Kompliment an die  vielen Helfer die unter dem Wetter noch stärker leiden als die Läufer. An den Verpflegungsständen haben sich die meist jungen Helfer tief in ihren Unterstand zurückgezogen. Langsam zähle ich die Kilometer runter und hoffe noch auf eine  Zeit unter vier Stunden. Noch ein wenig kämpfen und durchhalten, dann taucht das Stadion auf. Diesmal darf ich nach links abbiegen und laufe noch die restlichen Meter ins Stadion ein. Die Laufbahn ist eine einzige Wasserfläche.

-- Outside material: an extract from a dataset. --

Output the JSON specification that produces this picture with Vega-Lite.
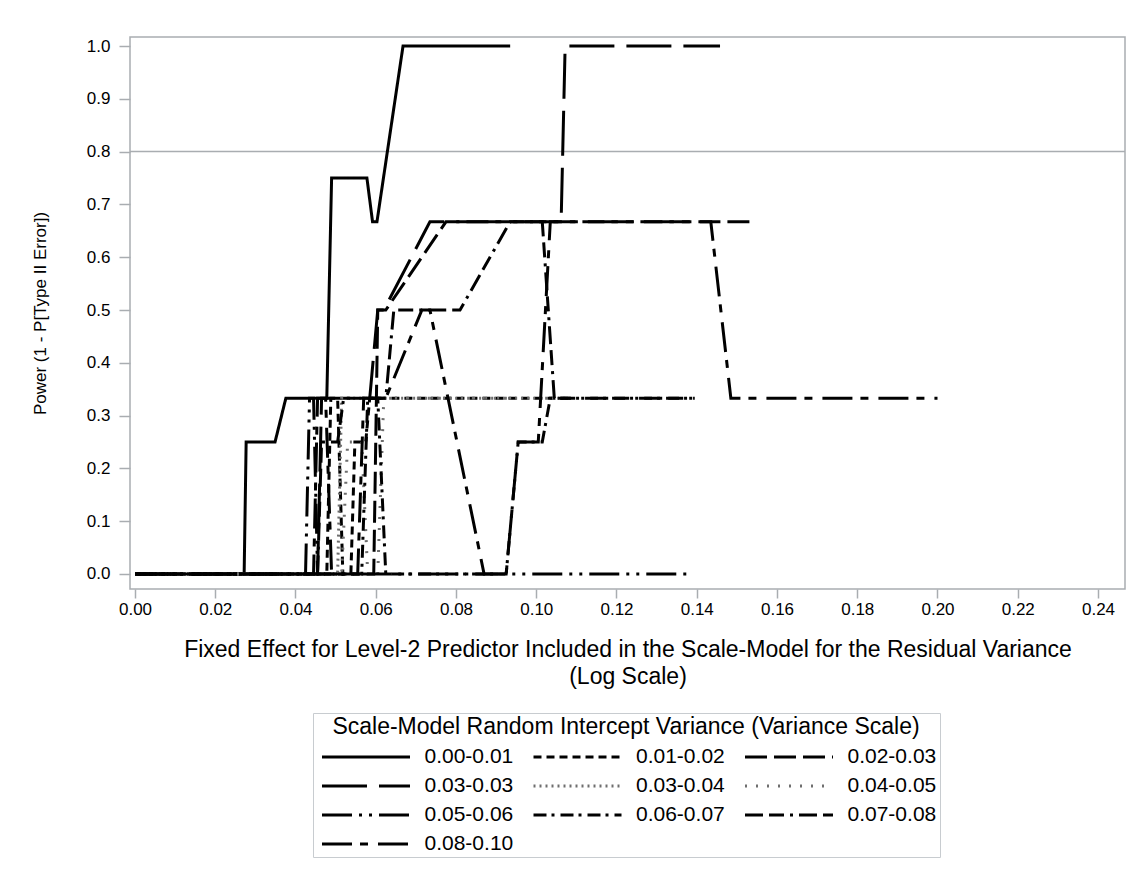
{
  "$schema": "https://vega.github.io/schema/vega-lite/v6.json",
  "width": 995,
  "height": 552,
  "autosize": {"type": "none"},
  "padding": {"left": 130, "top": 37, "right": 23, "bottom": 280},
  "background": "white",
  "config": {
    "font": "Liberation Sans",
    "view": {"stroke": "#a9adb1", "strokeWidth": 1.5}
  },
  "layer": [
    {
      "data": {"values": [{"ref": 0.8}]},
      "mark": {"type": "rule", "color": "#a9adb1", "strokeWidth": 1.5},
      "encoding": {
        "y": {"datum": 0.8, "type": "quantitative"}
      }
    },
    {
      "data": {
        "values": [
          {"s": "0.00-0.01", "x": 0, "y": 0},
          {"s": "0.00-0.01", "x": 0.0272, "y": 0},
          {"s": "0.00-0.01", "x": 0.0277, "y": 0.25},
          {"s": "0.00-0.01", "x": 0.0349, "y": 0.25},
          {"s": "0.00-0.01", "x": 0.0376, "y": 0.333},
          {"s": "0.00-0.01", "x": 0.0478, "y": 0.333},
          {"s": "0.00-0.01", "x": 0.049, "y": 0.75},
          {"s": "0.00-0.01", "x": 0.0578, "y": 0.75},
          {"s": "0.00-0.01", "x": 0.0592, "y": 0.667},
          {"s": "0.00-0.01", "x": 0.0603, "y": 0.667},
          {"s": "0.00-0.01", "x": 0.0668, "y": 1.0},
          {"s": "0.00-0.01", "x": 0.0935, "y": 1.0},

          {"s": "0.01-0.02", "x": 0, "y": 0},
          {"s": "0.01-0.02", "x": 0.0478, "y": 0},
          {"s": "0.01-0.02", "x": 0.0488, "y": 0.333},
          {"s": "0.01-0.02", "x": 0.0505, "y": 0.333},
          {"s": "0.01-0.02", "x": 0.0518, "y": 0},
          {"s": "0.01-0.02", "x": 0.0538, "y": 0},
          {"s": "0.01-0.02", "x": 0.0548, "y": 0.25},
          {"s": "0.01-0.02", "x": 0.0575, "y": 0.25},
          {"s": "0.01-0.02", "x": 0.0585, "y": 0.333},
          {"s": "0.01-0.02", "x": 0.1085, "y": 0.333},

          {"s": "0.02-0.03", "x": 0, "y": 0},
          {"s": "0.02-0.03", "x": 0.0595, "y": 0},
          {"s": "0.02-0.03", "x": 0.0605, "y": 0.5},
          {"s": "0.02-0.03", "x": 0.0625, "y": 0.5},
          {"s": "0.02-0.03", "x": 0.0775, "y": 0.667},
          {"s": "0.02-0.03", "x": 0.154, "y": 0.667},

          {"s": "0.03-0.03", "x": 0, "y": 0},
          {"s": "0.03-0.03", "x": 0.0455, "y": 0},
          {"s": "0.03-0.03", "x": 0.0465, "y": 0.333},
          {"s": "0.03-0.03", "x": 0.0585, "y": 0.333},
          {"s": "0.03-0.03", "x": 0.0605, "y": 0.5},
          {"s": "0.03-0.03", "x": 0.062, "y": 0.5},
          {"s": "0.03-0.03", "x": 0.0735, "y": 0.667},
          {"s": "0.03-0.03", "x": 0.1062, "y": 0.667},
          {"s": "0.03-0.03", "x": 0.1072, "y": 1.0},
          {"s": "0.03-0.03", "x": 0.1458, "y": 1.0},

          {"s": "0.03-0.04", "x": 0, "y": 0},
          {"s": "0.03-0.04", "x": 0.0505, "y": 0},
          {"s": "0.03-0.04", "x": 0.0515, "y": 0.333},
          {"s": "0.03-0.04", "x": 0.1085, "y": 0.333},

          {"s": "0.04-0.05", "x": 0, "y": 0},
          {"s": "0.04-0.05", "x": 0.0515, "y": 0},
          {"s": "0.04-0.05", "x": 0.053, "y": 0.25},
          {"s": "0.04-0.05", "x": 0.0565, "y": 0.25},
          {"s": "0.04-0.05", "x": 0.058, "y": 0},
          {"s": "0.04-0.05", "x": 0.0605, "y": 0},
          {"s": "0.04-0.05", "x": 0.062, "y": 0.333},
          {"s": "0.04-0.05", "x": 0.095, "y": 0.333},

          {"s": "0.05-0.06", "x": 0, "y": 0},
          {"s": "0.05-0.06", "x": 0.0425, "y": 0},
          {"s": "0.05-0.06", "x": 0.0435, "y": 0.333},
          {"s": "0.05-0.06", "x": 0.0445, "y": 0.333},
          {"s": "0.05-0.06", "x": 0.0455, "y": 0},
          {"s": "0.05-0.06", "x": 0.1375, "y": 0},

          {"s": "0.06-0.07", "x": 0, "y": 0},
          {"s": "0.06-0.07", "x": 0.0565, "y": 0},
          {"s": "0.06-0.07", "x": 0.058, "y": 0.333},
          {"s": "0.06-0.07", "x": 0.0605, "y": 0.333},
          {"s": "0.06-0.07", "x": 0.0625, "y": 0},
          {"s": "0.06-0.07", "x": 0.0925, "y": 0},
          {"s": "0.06-0.07", "x": 0.0955, "y": 0.25},
          {"s": "0.06-0.07", "x": 0.1015, "y": 0.25},
          {"s": "0.06-0.07", "x": 0.1035, "y": 0.333},
          {"s": "0.06-0.07", "x": 0.1395, "y": 0.333},

          {"s": "0.07-0.08", "x": 0, "y": 0},
          {"s": "0.07-0.08", "x": 0.0455, "y": 0},
          {"s": "0.07-0.08", "x": 0.0465, "y": 0.25},
          {"s": "0.07-0.08", "x": 0.0505, "y": 0.25},
          {"s": "0.07-0.08", "x": 0.052, "y": 0.333},
          {"s": "0.07-0.08", "x": 0.0625, "y": 0.333},
          {"s": "0.07-0.08", "x": 0.0645, "y": 0.5},
          {"s": "0.07-0.08", "x": 0.081, "y": 0.5},
          {"s": "0.07-0.08", "x": 0.0935, "y": 0.667},
          {"s": "0.07-0.08", "x": 0.1015, "y": 0.667},
          {"s": "0.07-0.08", "x": 0.1045, "y": 0.333},
          {"s": "0.07-0.08", "x": 0.1395, "y": 0.333},

          {"s": "0.08-0.10", "x": 0, "y": 0},
          {"s": "0.08-0.10", "x": 0.0445, "y": 0},
          {"s": "0.08-0.10", "x": 0.0455, "y": 0.333},
          {"s": "0.08-0.10", "x": 0.0475, "y": 0.333},
          {"s": "0.08-0.10", "x": 0.049, "y": 0},
          {"s": "0.08-0.10", "x": 0.0555, "y": 0},
          {"s": "0.08-0.10", "x": 0.057, "y": 0.333},
          {"s": "0.08-0.10", "x": 0.0625, "y": 0.333},
          {"s": "0.08-0.10", "x": 0.0715, "y": 0.5},
          {"s": "0.08-0.10", "x": 0.0735, "y": 0.5},
          {"s": "0.08-0.10", "x": 0.087, "y": 0},
          {"s": "0.08-0.10", "x": 0.0925, "y": 0},
          {"s": "0.08-0.10", "x": 0.0955, "y": 0.25},
          {"s": "0.08-0.10", "x": 0.1005, "y": 0.25},
          {"s": "0.08-0.10", "x": 0.1035, "y": 0.667},
          {"s": "0.08-0.10", "x": 0.1435, "y": 0.667},
          {"s": "0.08-0.10", "x": 0.1485, "y": 0.333},
          {"s": "0.08-0.10", "x": 0.2, "y": 0.333}
        ]
      },
      "mark": {"type": "line", "strokeWidth": 3, "strokeCap": "butt", "strokeJoin": "miter", "clip": true},
      "encoding": {
        "x": {
          "field": "x",
          "type": "quantitative",
          "scale": {"domain": [-0.001246, 0.246729], "nice": false, "zero": false},
          "axis": {
            "values": [0, 0.02, 0.04, 0.06, 0.08, 0.1, 0.12, 0.14, 0.16, 0.18, 0.2, 0.22, 0.24],
            "format": ".2f",
            "title": ["Fixed Effect for Level-2 Predictor Included in the Scale-Model for the Residual Variance", "(Log Scale)"],
            "grid": false,
            "domain": false,
            "tickColor": "#a9adb1",
            "tickWidth": 1.5,
            "tickSize": 9,
            "labelPadding": 3,
            "labelFontSize": 17,
            "labelColor": "black",
            "labelFlush": false,
            "titleFontSize": 23,
            "titleFontWeight": "normal",
            "titleColor": "black",
            "titlePadding": 21,
            "titleLineHeight": 27
          }
        },
        "y": {
          "field": "y",
          "type": "quantitative",
          "scale": {"domain": [-0.02841, 1.01705], "nice": false, "zero": false},
          "axis": {
            "values": [0, 0.1, 0.2, 0.3, 0.4, 0.5, 0.6, 0.7, 0.8, 0.9, 1.0],
            "format": ".1f",
            "title": "Power (1 - P[Type II Error])",
            "grid": false,
            "domain": false,
            "tickColor": "#a9adb1",
            "tickWidth": 1.5,
            "tickSize": 11,
            "labelPadding": 9,
            "labelFontSize": 17,
            "labelColor": "black",
            "labelFlush": false,
            "titleFontSize": 17,
            "titleFontWeight": "normal",
            "titleColor": "black",
            "titlePadding": 37
          }
        },
        "color": {
          "field": "s",
          "type": "nominal",
          "scale": {
            "domain": ["0.00-0.01", "0.01-0.02", "0.02-0.03", "0.03-0.03", "0.03-0.04", "0.04-0.05", "0.05-0.06", "0.06-0.07", "0.07-0.08", "0.08-0.10"],
            "range": ["#000000", "#000000", "#000000", "#000000", "#6e6e6e", "#6e6e6e", "#000000", "#000000", "#000000", "#000000"]
          },
          "legend": {
            "title": "Scale-Model Random Intercept Variance (Variance Scale)"
          }
        },
        "strokeDash": {
          "field": "s",
          "type": "nominal",
          "scale": {
            "domain": ["0.00-0.01", "0.01-0.02", "0.02-0.03", "0.03-0.03", "0.03-0.04", "0.04-0.05", "0.05-0.06", "0.06-0.07", "0.07-0.08", "0.08-0.10"],
            "range": [[1, 0], [8, 5], [22, 7], [45, 12], [2, 4], [2, 9], [30, 7, 3, 7, 3, 7], [13, 5, 3, 6], [18, 6, 15, 6, 3, 6], [30, 8, 8, 10]]
          },
          "legend": {
            "title": "Scale-Model Random Intercept Variance (Variance Scale)",
            "orient": "none",
            "direction": "horizontal",
            "legendX": 183,
            "legendY": 676,
            "columns": 3,
            "symbolType": "stroke",
            "symbolSize": 7744,
            "symbolStrokeWidth": 3,
            "clipHeight": 20,
            "rowPadding": 8,
            "columnPadding": 13.5,
            "labelOffset": 13,
            "labelFontSize": 21,
            "labelColor": "black",
            "labelLimit": 300,
            "titleFontSize": 23,
            "titleFontWeight": "normal",
            "titleColor": "black",
            "titleAnchor": "middle",
            "titleLimit": 1000,
            "titlePadding": 8,
            "padding": 3,
            "symbolOffset": 4.5,
            "strokeColor": "#c8ccd0",
            "fillColor": "white"
          }
        }
      }
    }
  ]
}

Ich werde in den richtigen Zielkanal eingewiesen und der freundliche und fachkundige Moderator nennt meinen Namen und Verein. Über dem Zielbogen zeigt eine große Uhr die Laufzeit an.


Ich erreiche nach 3:58:23 das Ziel. Das ist Platz 1 in meiner Altersklasse M60. Die Zeit wird noch handgestoppt und die Startnummer notiert. Meine Frau und ihre Freundin sind die einzigen Zuschauer. Ich bin ziemlich durchnässt und daher froh,  dass meine Frau mir eine trockene, warme Jacke bringt. Hier im Ziel gibt es auch nochmals Wasser und Iso handwarm.

 

66 Marathonläufer werden schließlich das Ziel erreichen. Der letzte Läufer wird noch mit 6:17:21 gewertet.

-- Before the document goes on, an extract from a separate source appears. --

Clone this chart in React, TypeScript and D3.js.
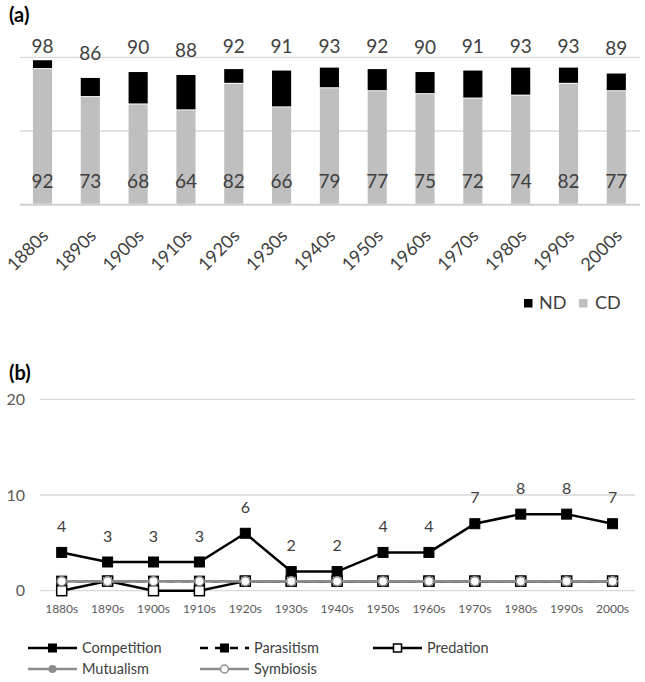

Nur wenige Schritte brauche ich bis zur warmen Dusche und kann anschließend bei Kaffee und Kuchen noch die Siegerehrung abwarten. Birgit ist auch dort und wartet noch auf Bernhard, welcher auch bald darauf eintrifft. Sie hat beim Halbmarathon ihre Altersklasse gewonnen und ist natürlich sehr  zufrieden. Bernhard nimmt gelassen die Glückwünsche zum gelungenen 200ten entgegen.


Die Siegerehrung für den Marathonlauf geht pünktlich und zügig vonstatten. Sieger wurde Markus Flick  vom SF Ennepetal in 3:01:18 und bei den Frauen Mechthild Lappe vom VfB Salzkotten in 3:22:48.

 

Die gesamte Ergebnisliste ist im Internet unter www.sus-bertlich.de einzusehen.

 

Die Altersklassensieger erhalten sogar einen kleinen Pokal. Neu ist es in diesem Jahr, dass die Teilnehmer ihre Urkunde auch aus dem Internet ausdrucken können.


Ich freue mich, dass ich nochmals spät im Jahr einen Marathonlauf direkt vor meiner Haustüre mitmachen konnte. Auch die widrigen Umstände stärken ja letztendlich die Psyche für die neuen Herausforderungen. Diese Gelegenheit möchte ich in den nächsten Jahren noch gerne öfters hier in Bertlich nutzen.